The Bradford 2025 programme includes a new photography exhibition, Nationhood: Memory and Hope, at the city’s Impressions gallery, led by renowned Ethiopian photographer Aïda Muluneh. The contributions from local exhibitors such as Doherty, however, caught the eye last Thursday in advance of the City of Culture launch and Rise.

She photographed a diverse range of local young people against a backdrop of soft light inspired by the unique claret and amber colours of Bradford City football club – its Valley Parade stadium sits in the heart of Mannigham near where the riots took place almost 24 years ago.

Doherty’s pictures exuded optimism and she focused on the youths’ “hopes and dreams” for the city: “The younger people that I photographed were all beaming with civic pride.”

What about Doherty’s hopes and dreams for Bradford?

“My main hope is just that people like our city. I know that sounds really simple, but it is also important to me.”

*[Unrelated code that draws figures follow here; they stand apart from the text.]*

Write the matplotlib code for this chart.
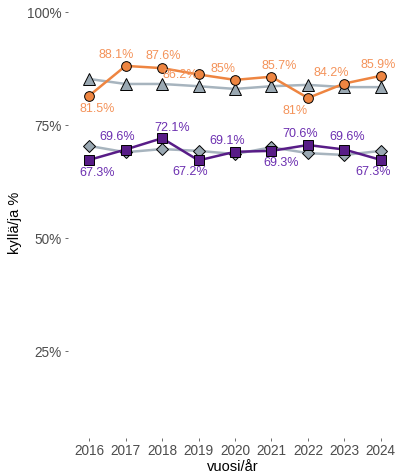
import matplotlib
matplotlib.use("Agg")
import matplotlib.pyplot as plt
from matplotlib.ticker import FuncFormatter

plt.rcParams['font.family'] = ['Liberation Sans', 'DejaVu Sans']

years = [2016, 2017, 2018, 2019, 2020, 2021, 2022, 2023, 2024]
orange_vals = [81.5, 88.1, 87.6, 86.2, 85.0, 85.7, 81.0, 84.2, 85.9]
gray_high = [85.2, 84.1, 84.1, 83.6, 83.0, 83.6, 83.9, 83.4, 83.4]
purple_vals = [67.3, 69.6, 72.1, 67.2, 69.1, 69.3, 70.6, 69.6, 67.3]
gray_low = [70.4, 69.0, 69.7, 69.3, 68.6, 70.1, 68.8, 68.4, 69.3]

orange_labels = ['81.5%', '88.1%', '87.6%', '86.2%', '85%', '85.7%', '81%', '84.2%', '85.9%']
purple_labels = ['67.3%', '69.6%', '72.1%', '67.2%', '69.1%', '69.3%', '70.6%', '69.6%', '67.3%']

# label offsets in pixels (dx, dy), dy positive = up
orange_off = [(8, -13), (-9, 11), (1, 12), (-18, -1), (-12, 11), (8, 11), (-13, -13), (-13, 11), (-3, 11)]
purple_off = [(8, -13), (-8, 13), (10, 10), (-8, -12), (-8, 11), (10, -12), (-8, 11), (3, 13), (-8, -12)]

orange = '#EE8541'
orange_txt = '#F4935A'
purple = '#581C87'
purple_txt = '#6C2FB0'
gray_line = '#A7B4BE'
gray_fill = '#9AA8B2'

fig = plt.figure(figsize=(3.98, 4.73), dpi=100)
ax = fig.add_axes([68 / 398, 35 / 473, 330 / 398, 430 / 473])

ax.plot(years, [v / 100 for v in gray_high], color=gray_line, lw=1.8, marker='^', ms=8,
        mfc=gray_fill, mec='black', mew=0.7, zorder=2)
ax.plot(years, [v / 100 for v in gray_low], color=gray_line, lw=1.8, marker='D', ms=6.5,
        mfc=gray_fill, mec='black', mew=0.7, zorder=2)
ax.plot(years, [v / 100 for v in orange_vals], color=orange, lw=1.8, marker='o', ms=7,
        mfc=orange, mec='black', mew=0.7, zorder=3)
ax.plot(years, [v / 100 for v in purple_vals], color=purple, lw=1.8, marker='s', ms=6.5,
        mfc=purple, mec='black', mew=0.7, zorder=3)

for x, v, lab, (dx, dy) in zip(years, orange_vals, orange_labels, orange_off):
    ax.annotate(lab, (x, v / 100), xytext=(dx * 0.72, dy * 0.72), textcoords='offset points',
                ha='center', va='center', fontsize=9, color=orange_txt, zorder=4)
for x, v, lab, (dx, dy) in zip(years, purple_vals, purple_labels, purple_off):
    ax.annotate(lab, (x, v / 100), xytext=(dx * 0.72, dy * 0.72), textcoords='offset points',
                ha='center', va='center', fontsize=9, color=purple_txt, zorder=4)

ax.set_xlim(2015.42, 2024.47)
ax.set_ylim(0.058, 1.009)
ax.set_xticks(years)
ax.set_yticks([0.25, 0.5, 0.75, 1.0])
ax.yaxis.set_major_formatter(FuncFormatter(lambda v, p: f"{int(round(v * 100))}%"))
for s in ax.spines.values():
    s.set_visible(False)
ax.tick_params(axis='both', colors='#555555', labelsize=9.8, length=2.5, width=0.6, pad=2)
ax.tick_params(axis='both', labelcolor='#4D4D4D')
ax.set_xlabel('vuosi/år', fontsize=10.5, color='black', labelpad=1)
ax.set_ylabel('kyllä/ja %', fontsize=10.5, color='black', labelpad=4)

fig.savefig('out.png', dpi=100)
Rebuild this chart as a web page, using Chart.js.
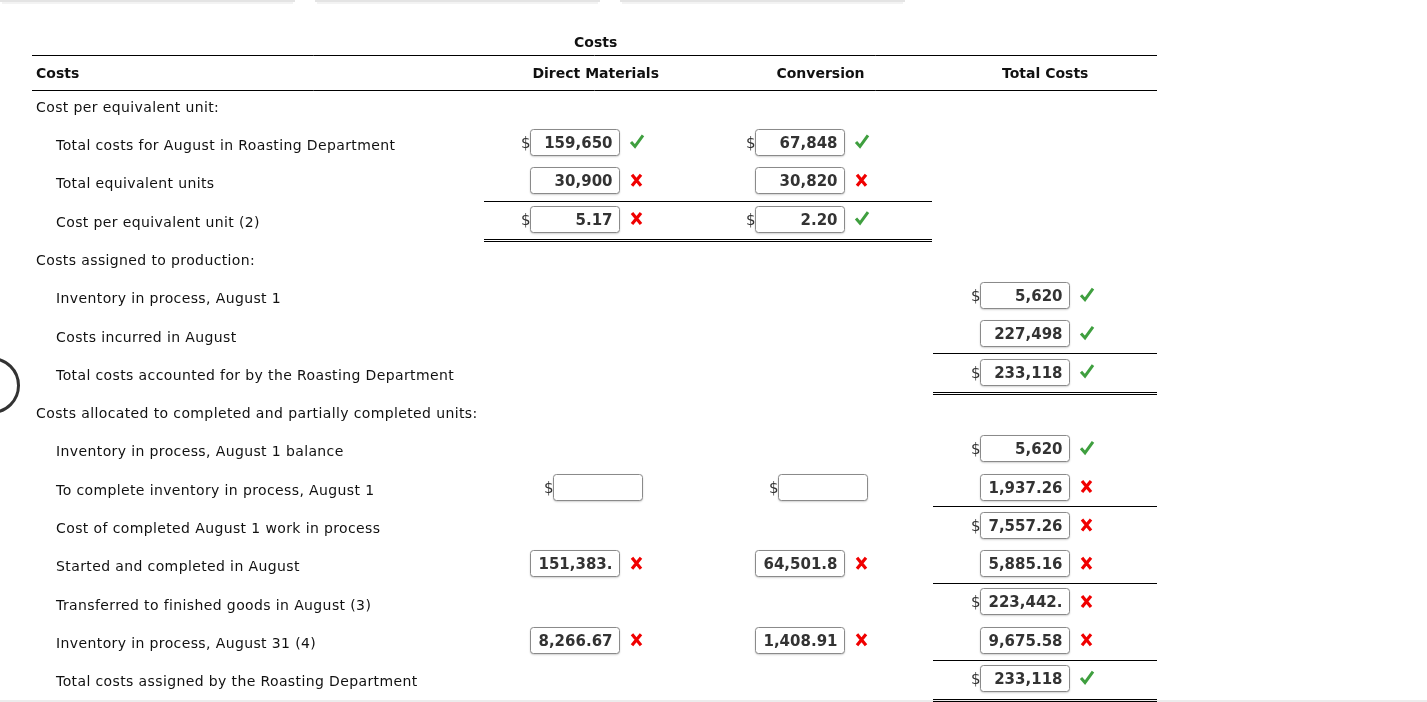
<!DOCTYPE html>
<html>
<head>
<meta charset="utf-8">
<script src="https://cdn.jsdelivr.net/npm/chart.js@4"></script>
<style>
  html, body { margin: 0; padding: 0; background: #fff; }
  #wrap { width: 1427px; height: 702px; }
</style>
</head>
<body>
<div id="wrap"><canvas id="costs-canvas" width="1427" height="702"></canvas></div>
<script>
// rows of the cost report
const rowLabels = [
    'Cost per equivalent unit:',
    'Total costs for August in Roasting Department',
    'Total equivalent units',
    'Cost per equivalent unit (2)',
    'Costs assigned to production:',
    'Inventory in process, August 1',
    'Costs incurred in August',
    'Total costs accounted for by the Roasting Department',
    'Costs allocated to completed and partially completed units:',
    'Inventory in process, August 1 balance',
    'To complete inventory in process, August 1',
    'Cost of completed August 1 work in process',
    'Started and completed in August',
    'Transferred to finished goods in August (3)',
    'Inventory in process, August 31 (4)',
    'Total costs assigned by the Roasting Department'
];
const rowIndent = [0, 1, 1, 1, 0, 1, 1, 1, 0, 1, 1, 1, 1, 1, 1, 1];
const columnHeaders = ['Direct Materials', 'Conversion', 'Total Costs'];

// entered values ('' = empty box, null = no box)
const dmValues = [null, '159,650', '30,900', '5.17', null, null, null, null, null, null, '', null, '151,383.', null, '8,266.67', null];
const dmDollar = [0, 1, 0, 1, 0, 0, 0, 0, 0, 0, 1, 0, 0, 0, 0, 0];
const dmMarks = [null, 'ok', 'x', 'x', null, null, null, null, null, null, null, null, 'x', null, 'x', null];

const convValues = [null, '67,848', '30,820', '2.20', null, null, null, null, null, null, '', null, '64,501.8', null, '1,408.91', null];
const convDollar = [0, 1, 0, 1, 0, 0, 0, 0, 0, 0, 1, 0, 0, 0, 0, 0];
const convMarks = [null, 'ok', 'x', 'ok', null, null, null, null, null, null, null, null, 'x', null, 'x', null];

const totalValues = [null, null, null, null, null, '5,620', '227,498', '233,118', null, '5,620', '1,937.26', '7,557.26', '5,885.16', '223,442.', '9,675.58', '233,118'];
const totalDollar = [0, 0, 0, 0, 0, 1, 0, 1, 0, 1, 0, 1, 0, 1, 0, 1];
const totalMarks = [null, null, null, null, null, 'ok', 'ok', 'ok', null, 'ok', 'x', 'x', 'x', 'x', 'x', 'ok'];

function toPoints(col, values, dollars, marks) {
    const pts = [];
    values.forEach((v, i) => {
        if (v === null) return;
        pts.push({ x: col, y: i, text: v, dollar: !!dollars[i], mark: marks[i] });
    });
    return pts;
}

const FONT = "'DejaVu Sans', Verdana, sans-serif";

function drawMark(ctx, cx, cy, mark) {
    if (!mark) return;
    ctx.save();
    ctx.lineCap = 'butt';
    ctx.lineJoin = 'miter';
    if (mark === 'ok') {
        ctx.strokeStyle = '#3f9f3f';
        ctx.lineWidth = 3;
        ctx.beginPath();
        ctx.moveTo(cx - 5.5, cy);
        ctx.lineTo(cx - 1.5, cy + 4.5);
        ctx.lineTo(cx + 6.5, cy - 6.5);
        ctx.stroke();
    } else {
        ctx.strokeStyle = '#f00000';
        ctx.lineWidth = 3.2;
        ctx.beginPath();
        ctx.moveTo(cx - 4.5, cy - 5.5);
        ctx.lineTo(cx + 4.5, cy + 5.5);
        ctx.moveTo(cx + 4.5, cy - 5.5);
        ctx.lineTo(cx - 4.5, cy + 5.5);
        ctx.stroke();
    }
    ctx.restore();
}

function drawBox(ctx, cx, cy, cell) {
    const shift = cell.text === '' ? 23 : 0;
    const w = 89, h = 26, r = 3;
    const left = Math.round(cx - 45 + shift) + 0.5;
    const top = Math.round(cy - 13) + 0.5;

    ctx.save();
    ctx.shadowColor = 'rgba(0,0,0,0.28)';
    ctx.shadowBlur = 2;
    ctx.shadowOffsetY = 1;
    ctx.beginPath();
    ctx.moveTo(left + r, top);
    ctx.lineTo(left + w - r, top);
    ctx.quadraticCurveTo(left + w, top, left + w, top + r);
    ctx.lineTo(left + w, top + h - r);
    ctx.quadraticCurveTo(left + w, top + h, left + w - r, top + h);
    ctx.lineTo(left + r, top + h);
    ctx.quadraticCurveTo(left, top + h, left, top + h - r);
    ctx.lineTo(left, top + r);
    ctx.quadraticCurveTo(left, top, left + r, top);
    ctx.closePath();
    ctx.fillStyle = '#fff';
    ctx.fill();
    ctx.shadowColor = 'transparent';
    ctx.strokeStyle = '#8a8a8a';
    ctx.lineWidth = 1;
    ctx.stroke();
    ctx.clip();

    ctx.fillStyle = '#333';
    ctx.font = 'bold 15px ' + FONT;
    ctx.textBaseline = 'middle';
    const tw = ctx.measureText(cell.text).width;
    if (tw > w - 14) {
        ctx.textAlign = 'left';
        ctx.fillText(cell.text, left + 7, top + h / 2 + 2);
    } else {
        ctx.textAlign = 'right';
        ctx.fillText(cell.text, left + w - 7, top + h / 2 + 2);
    }
    ctx.restore();

    if (cell.dollar) {
        ctx.save();
        ctx.fillStyle = '#333';
        ctx.font = '15px ' + FONT;
        ctx.textAlign = 'right';
        ctx.textBaseline = 'middle';
        ctx.fillText('$', left, top + h / 2 + 2);
        ctx.restore();
    }
    drawMark(ctx, left + w + 17, cy, cell.mark);
}

const tablePlugin = {
    id: 'tableCells',
    afterDatasetsDraw(chart, args, opts) {
        const { ctx } = chart;
        const x = chart.scales.x;
        const y = chart.scales.y;

        // page bits around the table
        ctx.save();
        [[0, 295], [315, 600], [620, 905]].forEach(([a, b]) => {
            ctx.fillStyle = '#e4e4e4';
            ctx.fillRect(a, 0, b - a, 2);
            ctx.fillStyle = '#f3f3f3';
            ctx.fillRect(a + 2, 2, b - a - 4, 2);
        });
        ctx.fillStyle = '#ececec';
        ctx.fillRect(0, 700, chart.width, 2);
        ctx.strokeStyle = '#333';
        ctx.lineWidth = 3;
        ctx.beginPath();
        ctx.arc(-8.5, 385.5, 27, 0, Math.PI * 2);
        ctx.stroke();
        ctx.restore();

        // rules
        ctx.save();
        ctx.strokeStyle = '#000';
        ctx.lineWidth = 1;
        opts.rules.forEach(rule => {
            const x0 = Math.round(x.getPixelForValue(rule.from));
            const x1 = Math.round(x.getPixelForValue(rule.to));
            const yy = Math.round(y.getPixelForValue(rule.at)) + 0.5;
            ctx.beginPath();
            ctx.moveTo(x0, yy);
            ctx.lineTo(x1, yy);
            if (rule.double) {
                ctx.moveTo(x0, yy + 2);
                ctx.lineTo(x1, yy + 2);
            }
            ctx.stroke();
        });
        ctx.restore();

        // headers
        ctx.save();
        ctx.fillStyle = '#111';
        ctx.font = 'bold 14px ' + FONT;
        ctx.textBaseline = 'middle';
        ctx.textAlign = 'center';
        ctx.fillText('Costs', x.getPixelForValue(1.09), y.getPixelForValue(-1.61) + 1);
        columnHeaders.forEach((h, i) => {
            ctx.fillText(h, x.getPixelForValue(i + 1.09), y.getPixelForValue(-0.8) + 1);
        });
        ctx.textAlign = 'left';
        ctx.fillText('Costs', x.getPixelForValue(-1.4), y.getPixelForValue(-0.8) + 1);

        // row labels
        ctx.font = '14px ' + FONT;
        ctx.letterSpacing = '0.38px';
        rowLabels.forEach((label, i) => {
            ctx.fillText(label, x.getPixelForValue(-1.4) + rowIndent[i] * 20, y.getPixelForValue(i) + 4.5);
        });
        ctx.restore();

        // value boxes
        chart.data.datasets.forEach((ds, di) => {
            const meta = chart.getDatasetMeta(di);
            meta.data.forEach((pt, j) => drawBox(ctx, pt.x, pt.y, ds.data[j]));
        });
    }
};

new Chart(document.getElementById('costs-canvas'), {
    type: 'scatter',
    data: {
        datasets: [
            { label: columnHeaders[0], data: toPoints(1, dmValues, dmDollar, dmMarks), pointRadius: 0 },
            { label: columnHeaders[1], data: toPoints(2, convValues, convDollar, convMarks), pointRadius: 0 },
            { label: columnHeaders[2], data: toPoints(3, totalValues, totalDollar, totalMarks), pointRadius: 0 }
        ]
    },
    options: {
        responsive: false,
        animation: false,
        events: [],
        layout: { padding: 0 },
        scales: {
            x: { type: 'linear', display: false, min: -1.5606, max: 4.7887 },
            y: { type: 'linear', display: false, reverse: true, min: -2.708, max: 15.625 }
        },
        plugins: {
            legend: { display: false },
            tooltip: { enabled: false },
            tableCells: {
                rules: [
                    { at: -1.272, from: -1.418, to: 3.587 },
                    { at: -0.358, from: -1.418, to: 3.587 },
                    { at: 2.53, from: 0.593, to: 2.587 },
                    { at: 3.53, from: 0.593, to: 2.587, double: true },
                    { at: 6.51, from: 2.591, to: 3.587 },
                    { at: 7.53, from: 2.591, to: 3.587, double: true },
                    { at: 10.51, from: 2.591, to: 3.587 },
                    { at: 12.52, from: 2.591, to: 3.587 },
                    { at: 14.53, from: 2.591, to: 3.587 },
                    { at: 15.54, from: 2.591, to: 3.587, double: true }
                ]
            }
        }
    },
    plugins: [tablePlugin]
});
</script>
</body>
</html>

The 12-month series of events including shows and exhibitions culminates in December with the awarding in the city of the prestigious Turner Prize for art – past winners have included Damien Hirst.

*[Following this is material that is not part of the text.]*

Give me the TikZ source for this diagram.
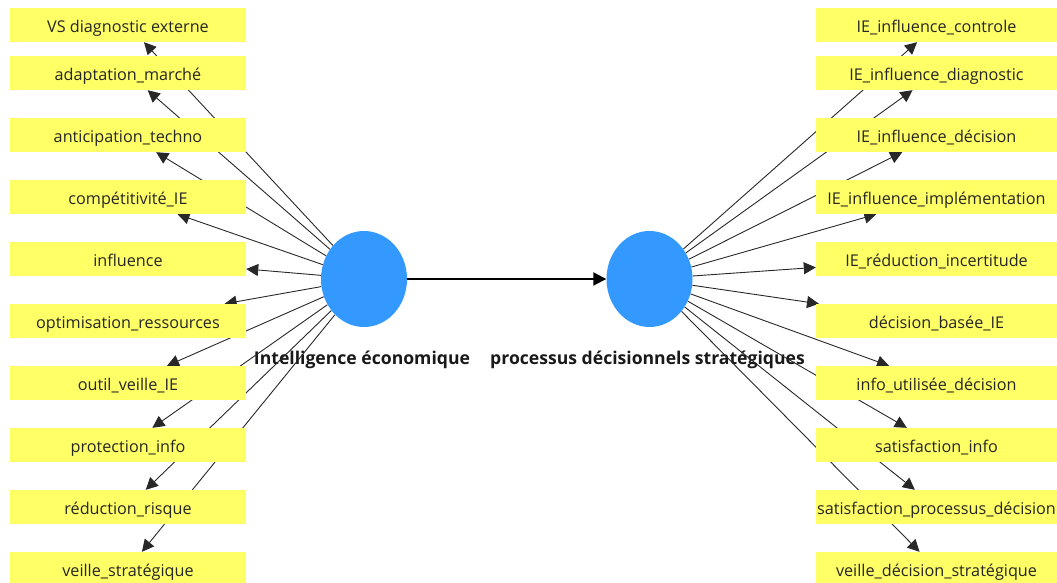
\documentclass[tikz,border=0pt]{standalone}
\usepackage{fontspec}
\setmainfont{Open Sans}
\usetikzlibrary{shapes.geometric,arrows.meta,backgrounds}
\definecolor{boxyellow}{RGB}{255,255,102}
\definecolor{nodeblue}{RGB}{51,153,255}
\definecolor{edgegray}{RGB}{40,40,40}
\tikzset{
  ybox/.style={rectangle, fill=boxyellow, draw=none, minimum height=34pt, inner sep=0pt,
    text height=15pt, text depth=0pt,
    font=\fontsize{16.2}{18}\selectfont, text=black!85},
  lbox/.style={ybox, minimum width=236pt},
  rbox/.style={ybox, minimum width=241pt},
  hub/.style={ellipse, fill=nodeblue, draw=none, minimum width=86pt, minimum height=96pt, inner sep=0pt},
  hublabel/.style={font=\bfseries\fontsize{17.6}{20}\selectfont, text=black!90, inner sep=0pt},
  edge/.style={draw=edgegray, line width=0.9pt, -{Triangle[length=12pt,width=12pt]}},
  mainedge/.style={draw=black, line width=2pt, -{Triangle[length=13pt,width=13pt]}}
}
\begin{document}
\begin{tikzpicture}[x=1pt,y=-1pt]
\useasboundingbox (0,0) rectangle (1057,583);
\begin{scope}
\clip (0,0) rectangle (1057,583);
% left boxes
\node[lbox] (l1) at (128,25) {VS diagnostic externe};
\node[lbox] (l2) at (128,73) {adaptation\_marché};
\node[lbox] (l3) at (128,135) {anticipation\_techno};
\node[lbox] (l4) at (128,197) {compétitivité\_IE};
\node[lbox] (l5) at (128,259) {influence};
\node[lbox] (l6) at (128,321) {optimisation\_ressources};
\node[lbox] (l7) at (128,383) {outil\_veille\_IE};
\node[lbox] (l8) at (128,445) {protection\_info};
\node[lbox] (l9) at (128,507) {réduction\_risque};
\node[lbox] (l10) at (128,569) {veille\_stratégique};
% right boxes
\node[rbox] (r1) at (936.5,25) {IE\_influence\_controle};
\node[rbox] (r2) at (936.5,73) {IE\_influence\_diagnostic};
\node[rbox] (r3) at (936.5,135) {IE\_influence\_décision};
\node[rbox] (r4) at (936.5,197) {IE\_influence\_implémentation};
\node[rbox] (r5) at (936.5,259) {IE\_réduction\_incertitude};
\node[rbox] (r6) at (936.5,321) {décision\_basée\_IE};
\node[rbox] (r7) at (936.5,383) {info\_utilisée\_décision};
\node[rbox] (r8) at (936.5,445) {satisfaction\_info};
\node[rbox] (r9) at (936.5,507) {satisfaction\_processus\_décision};
\node[rbox] (r10) at (936.5,569) {veille\_décision\_stratégique};
\end{scope}
% hubs
\node[hub] (L) at (364,279) {};
\node[hub] (R) at (649.5,279) {};
\begin{pgfonlayer}{background}
\node[hublabel] (Llab) at (362,360) {Intelligence économique};
\node[hublabel] (Rlab) at (647.5,360) {processus décisionnels stratégiques};
\foreach \i in {1,...,10} {
  \draw[edge] (L) -- (l\i);
  \draw[edge] (R) -- (r\i);
}
\end{pgfonlayer}
\draw[mainedge] (L) -- (R);
\end{tikzpicture}
\end{document}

Shanaz Gulzar: Bradford 2025 UK City of Culture creative director. 'Bradford is multilayered. We are the UK in 2025.' Photograph: Mark Paul
Shanaz Gulzar: Bradford 2025 UK City of Culture creative director. 'Bradford is multilayered. We are the UK in 2025.' Photograph: Mark Paul

Being designated the UK’s City of Culture may not solve all of Bradford’s problems – the local council almost went bankrupt last year and Bradford Live, a performance venue built with £44 million of public money, lies empty because the council has been unable to find an operator. Yet organisers believe the culture status is still galvanising locals.

“The people who live in a place have to own it,” says Shanaz Gulzar, the creative director of Bradford 2025 UK City of Culture. “They have to care about it and show up for themselves too. Bradford is multilayered. We are the UK in 2025.”